▶ _Recorded data_

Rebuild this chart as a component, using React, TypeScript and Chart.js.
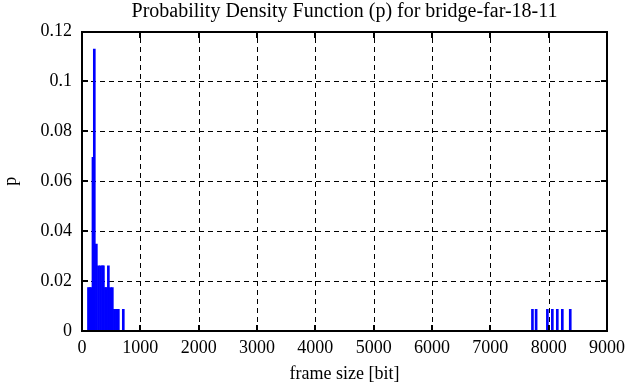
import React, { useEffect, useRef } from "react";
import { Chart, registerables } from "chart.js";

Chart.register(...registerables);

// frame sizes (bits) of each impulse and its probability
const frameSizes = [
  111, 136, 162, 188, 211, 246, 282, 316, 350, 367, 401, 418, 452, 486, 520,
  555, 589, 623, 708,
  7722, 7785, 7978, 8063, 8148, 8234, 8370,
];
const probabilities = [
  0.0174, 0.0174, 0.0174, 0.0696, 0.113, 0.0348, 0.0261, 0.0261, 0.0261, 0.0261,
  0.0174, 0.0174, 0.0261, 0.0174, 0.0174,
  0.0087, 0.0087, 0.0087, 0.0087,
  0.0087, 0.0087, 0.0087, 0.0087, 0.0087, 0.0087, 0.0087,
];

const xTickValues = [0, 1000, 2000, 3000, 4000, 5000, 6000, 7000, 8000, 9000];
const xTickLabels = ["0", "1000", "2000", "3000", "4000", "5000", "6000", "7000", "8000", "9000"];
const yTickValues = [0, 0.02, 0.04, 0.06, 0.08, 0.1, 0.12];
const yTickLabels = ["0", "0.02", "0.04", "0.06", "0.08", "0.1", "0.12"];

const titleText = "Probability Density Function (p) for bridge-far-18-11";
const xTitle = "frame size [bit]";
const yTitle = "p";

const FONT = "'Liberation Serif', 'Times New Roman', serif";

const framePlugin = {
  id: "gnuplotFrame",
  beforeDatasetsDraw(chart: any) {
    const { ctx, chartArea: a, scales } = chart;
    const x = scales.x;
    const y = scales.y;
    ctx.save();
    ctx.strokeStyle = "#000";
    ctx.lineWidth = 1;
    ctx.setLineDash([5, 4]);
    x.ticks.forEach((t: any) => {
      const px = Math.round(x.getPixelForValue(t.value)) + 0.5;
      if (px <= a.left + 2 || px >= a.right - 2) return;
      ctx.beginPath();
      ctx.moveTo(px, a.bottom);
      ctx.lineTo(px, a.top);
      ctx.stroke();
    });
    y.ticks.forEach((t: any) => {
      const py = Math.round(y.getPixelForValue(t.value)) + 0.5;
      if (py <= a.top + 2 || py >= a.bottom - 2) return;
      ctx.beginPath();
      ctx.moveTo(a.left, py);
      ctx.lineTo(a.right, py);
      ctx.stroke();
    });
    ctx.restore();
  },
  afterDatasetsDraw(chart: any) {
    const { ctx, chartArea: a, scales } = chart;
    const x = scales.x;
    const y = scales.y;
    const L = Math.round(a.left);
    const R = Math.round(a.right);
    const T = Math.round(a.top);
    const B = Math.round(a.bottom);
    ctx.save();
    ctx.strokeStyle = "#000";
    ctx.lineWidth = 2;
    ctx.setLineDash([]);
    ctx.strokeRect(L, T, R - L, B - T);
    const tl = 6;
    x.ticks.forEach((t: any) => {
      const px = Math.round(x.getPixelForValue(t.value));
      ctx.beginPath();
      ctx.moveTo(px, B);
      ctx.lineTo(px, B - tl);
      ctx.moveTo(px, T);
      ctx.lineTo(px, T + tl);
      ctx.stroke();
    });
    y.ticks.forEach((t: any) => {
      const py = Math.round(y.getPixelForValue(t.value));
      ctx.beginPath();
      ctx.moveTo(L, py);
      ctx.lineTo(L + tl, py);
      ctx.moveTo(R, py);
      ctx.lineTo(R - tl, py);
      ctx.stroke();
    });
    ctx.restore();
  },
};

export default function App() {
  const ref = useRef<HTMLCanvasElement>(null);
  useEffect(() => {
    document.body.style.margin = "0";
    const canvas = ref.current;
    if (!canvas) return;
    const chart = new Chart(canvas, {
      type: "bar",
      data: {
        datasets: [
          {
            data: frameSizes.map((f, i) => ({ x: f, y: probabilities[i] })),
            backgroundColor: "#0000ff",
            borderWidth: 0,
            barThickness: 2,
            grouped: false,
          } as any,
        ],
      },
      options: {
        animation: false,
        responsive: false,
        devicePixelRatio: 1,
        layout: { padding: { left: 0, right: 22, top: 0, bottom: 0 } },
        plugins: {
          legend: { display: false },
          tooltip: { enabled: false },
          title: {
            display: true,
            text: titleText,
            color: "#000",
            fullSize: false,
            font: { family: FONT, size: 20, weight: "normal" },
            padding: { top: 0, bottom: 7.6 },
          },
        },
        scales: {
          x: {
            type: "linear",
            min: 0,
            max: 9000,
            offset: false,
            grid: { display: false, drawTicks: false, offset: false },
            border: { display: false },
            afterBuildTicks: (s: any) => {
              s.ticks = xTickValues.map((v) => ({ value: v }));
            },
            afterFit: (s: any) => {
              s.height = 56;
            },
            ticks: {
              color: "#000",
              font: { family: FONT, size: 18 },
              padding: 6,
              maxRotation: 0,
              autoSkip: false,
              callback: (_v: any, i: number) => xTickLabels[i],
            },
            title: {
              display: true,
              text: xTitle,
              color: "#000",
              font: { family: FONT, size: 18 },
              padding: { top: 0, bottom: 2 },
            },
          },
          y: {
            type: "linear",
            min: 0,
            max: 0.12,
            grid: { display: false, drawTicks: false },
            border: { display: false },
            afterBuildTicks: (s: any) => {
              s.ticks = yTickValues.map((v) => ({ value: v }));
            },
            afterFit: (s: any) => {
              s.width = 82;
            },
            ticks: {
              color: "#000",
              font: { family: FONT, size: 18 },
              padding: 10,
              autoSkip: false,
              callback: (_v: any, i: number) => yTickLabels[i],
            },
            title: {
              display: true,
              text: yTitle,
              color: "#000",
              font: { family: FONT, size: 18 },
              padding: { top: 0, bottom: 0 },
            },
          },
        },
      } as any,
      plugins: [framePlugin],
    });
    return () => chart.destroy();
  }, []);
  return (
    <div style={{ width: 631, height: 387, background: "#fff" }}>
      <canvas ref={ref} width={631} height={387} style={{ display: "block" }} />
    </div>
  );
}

▶ _Task to complete_
Copy the material above in full and exactly, skipping pictures.

▶ _Reply to the exercise_
Rebuild this chart as a component, using React, TypeScript and Chart.js.
import React, { useEffect, useRef } from "react";
import { Chart, registerables } from "chart.js";

Chart.register(...registerables);

// frame sizes (bits) of each impulse and its probability
const frameSizes = [
  111, 136, 162, 188, 211, 246, 282, 316, 350, 367, 401, 418, 452, 486, 520,
  555, 589, 623, 708,
  7722, 7785, 7978, 8063, 8148, 8234, 8370,
];
const probabilities = [
  0.0174, 0.0174, 0.0174, 0.0696, 0.113, 0.0348, 0.0261, 0.0261, 0.0261, 0.0261,
  0.0174, 0.0174, 0.0261, 0.0174, 0.0174,
  0.0087, 0.0087, 0.0087, 0.0087,
  0.0087, 0.0087, 0.0087, 0.0087, 0.0087, 0.0087, 0.0087,
];

const xTickValues = [0, 1000, 2000, 3000, 4000, 5000, 6000, 7000, 8000, 9000];
const xTickLabels = ["0", "1000", "2000", "3000", "4000", "5000", "6000", "7000", "8000", "9000"];
const yTickValues = [0, 0.02, 0.04, 0.06, 0.08, 0.1, 0.12];
const yTickLabels = ["0", "0.02", "0.04", "0.06", "0.08", "0.1", "0.12"];

const titleText = "Probability Density Function (p) for bridge-far-18-11";
const xTitle = "frame size [bit]";
const yTitle = "p";

const FONT = "'Liberation Serif', 'Times New Roman', serif";

const framePlugin = {
  id: "gnuplotFrame",
  beforeDatasetsDraw(chart: any) {
    const { ctx, chartArea: a, scales } = chart;
    const x = scales.x;
    const y = scales.y;
    ctx.save();
    ctx.strokeStyle = "#000";
    ctx.lineWidth = 1;
    ctx.setLineDash([5, 4]);
    x.ticks.forEach((t: any) => {
      const px = Math.round(x.getPixelForValue(t.value)) + 0.5;
      if (px <= a.left + 2 || px >= a.right - 2) return;
      ctx.beginPath();
      ctx.moveTo(px, a.bottom);
      ctx.lineTo(px, a.top);
      ctx.stroke();
    });
    y.ticks.forEach((t: any) => {
      const py = Math.round(y.getPixelForValue(t.value)) + 0.5;
      if (py <= a.top + 2 || py >= a.bottom - 2) return;
      ctx.beginPath();
      ctx.moveTo(a.left, py);
      ctx.lineTo(a.right, py);
      ctx.stroke();
    });
    ctx.restore();
  },
  afterDatasetsDraw(chart: any) {
    const { ctx, chartArea: a, scales } = chart;
    const x = scales.x;
    const y = scales.y;
    const L = Math.round(a.left);
    const R = Math.round(a.right);
    const T = Math.round(a.top);
    const B = Math.round(a.bottom);
    ctx.save();
    ctx.strokeStyle = "#000";
    ctx.lineWidth = 2;
    ctx.setLineDash([]);
    ctx.strokeRect(L, T, R - L, B - T);
    const tl = 6;
    x.ticks.forEach((t: any) => {
      const px = Math.round(x.getPixelForValue(t.value));
      ctx.beginPath();
      ctx.moveTo(px, B);
      ctx.lineTo(px, B - tl);
      ctx.moveTo(px, T);
      ctx.lineTo(px, T + tl);
      ctx.stroke();
    });
    y.ticks.forEach((t: any) => {
      const py = Math.round(y.getPixelForValue(t.value));
      ctx.beginPath();
      ctx.moveTo(L, py);
      ctx.lineTo(L + tl, py);
      ctx.moveTo(R, py);
      ctx.lineTo(R - tl, py);
      ctx.stroke();
    });
    ctx.restore();
  },
};

export default function App() {
  const ref = useRef<HTMLCanvasElement>(null);
  useEffect(() => {
    document.body.style.margin = "0";
    const canvas = ref.current;
    if (!canvas) return;
    const chart = new Chart(canvas, {
      type: "bar",
      data: {
        datasets: [
          {
            data: frameSizes.map((f, i) => ({ x: f, y: probabilities[i] })),
            backgroundColor: "#0000ff",
            borderWidth: 0,
            barThickness: 2,
            grouped: false,
          } as any,
        ],
      },
      options: {
        animation: false,
        responsive: false,
        devicePixelRatio: 1,
        layout: { padding: { left: 0, right: 22, top: 0, bottom: 0 } },
        plugins: {
          legend: { display: false },
          tooltip: { enabled: false },
          title: {
            display: true,
            text: titleText,
            color: "#000",
            fullSize: false,
            font: { family: FONT, size: 20, weight: "normal" },
            padding: { top: 0, bottom: 7.6 },
          },
        },
        scales: {
          x: {
            type: "linear",
            min: 0,
            max: 9000,
            offset: false,
            grid: { display: false, drawTicks: false, offset: false },
            border: { display: false },
            afterBuildTicks: (s: any) => {
              s.ticks = xTickValues.map((v) => ({ value: v }));
            },
            afterFit: (s: any) => {
              s.height = 56;
            },
            ticks: {
              color: "#000",
              font: { family: FONT, size: 18 },
              padding: 6,
              maxRotation: 0,
              autoSkip: false,
              callback: (_v: any, i: number) => xTickLabels[i],
            },
            title: {
              display: true,
              text: xTitle,
              color: "#000",
              font: { family: FONT, size: 18 },
              padding: { top: 0, bottom: 2 },
            },
          },
          y: {
            type: "linear",
            min: 0,
            max: 0.12,
            grid: { display: false, drawTicks: false },
            border: { display: false },
            afterBuildTicks: (s: any) => {
              s.ticks = yTickValues.map((v) => ({ value: v }));
            },
            afterFit: (s: any) => {
              s.width = 82;
            },
            ticks: {
              color: "#000",
              font: { family: FONT, size: 18 },
              padding: 10,
              autoSkip: false,
              callback: (_v: any, i: number) => yTickLabels[i],
            },
            title: {
              display: true,
              text: yTitle,
              color: "#000",
              font: { family: FONT, size: 18 },
              padding: { top: 0, bottom: 0 },
            },
          },
        },
      } as any,
      plugins: [framePlugin],
    });
    return () => chart.destroy();
  }, []);
  return (
    <div style={{ width: 631, height: 387, background: "#fff" }}>
      <canvas ref={ref} width={631} height={387} style={{ display: "block" }} />
    </div>
  );
}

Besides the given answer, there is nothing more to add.